Accused terrorist Abu Hamza al-Masri shook his head as federal prosecutors delivered their closing arguments to the jury.
Those prosecutors and defense attorneys tried to pack in a lot of information and details in six hours of statements to 12 jurors who've heard plenty already.
"They had a lot to digest from both sides and I think they paid attention and that is all I can ask. I just ask that they listen to what I say and see if it makes since to them," said defense attorney Jeremy Schneider.
Federal prosecutors tried to drive home their point that al-Masri is evil and was bent on killing Americans and non-Muslims.
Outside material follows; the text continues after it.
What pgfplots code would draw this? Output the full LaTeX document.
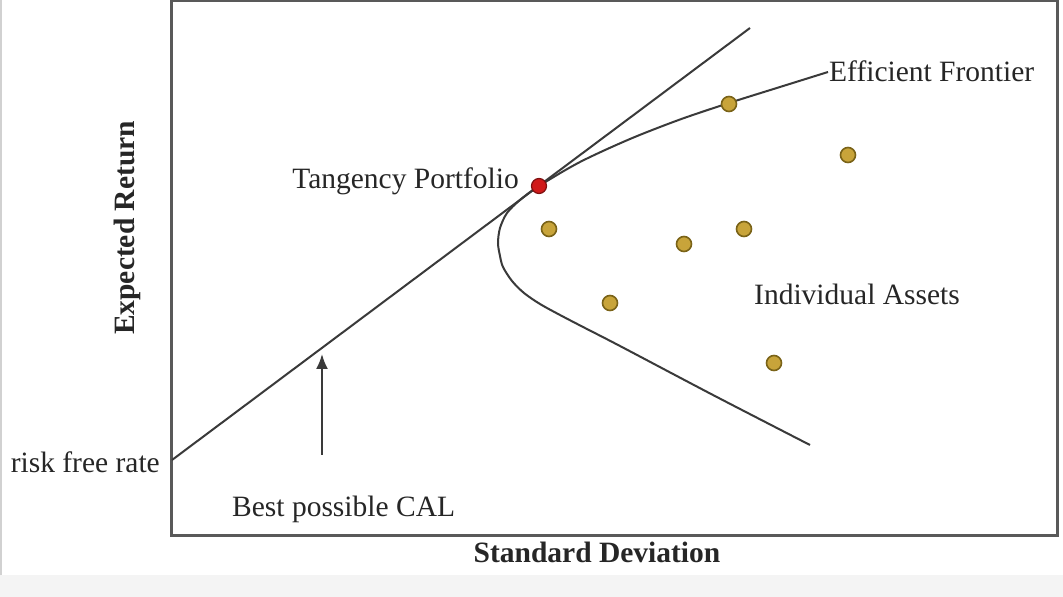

Assistant U.S. Attorney Ian McGinley said quote, "The defendant is not on trial for his words, but his statements are important. In the end his words match his actions. He is no peacemaker."
Al-Masri was a fiery Islamic preacher in London in the 1990's and often spoke out against what he called America's and Britain's unfair policies against Muslim nations.
Prosecutors say he went far beyond that, however. He's accused of helping to set up a terror training camp in Oregon, providing support to terrorist groups and helping in the kidnapping of tourists in Yemen, including Americans. Four hostages were killed during that incident in 1998.
But during his testimony, al-Masri said he didn't do any of it.
"And he maintains that and he knows what the issues are and he has to wait it out. And he has had a long time to wait. And now at least we will get some decision on that," said defense attorney Joshua Dratel.
In 2004, al-Masri was arrested and served time in Britain. He was extradited to face charges here in 2012.
This has been a long trial for members of the jury. It has been going on for about five weeks. Now, it will be left up to them to decide the fate of Abu Hamza al-Masri.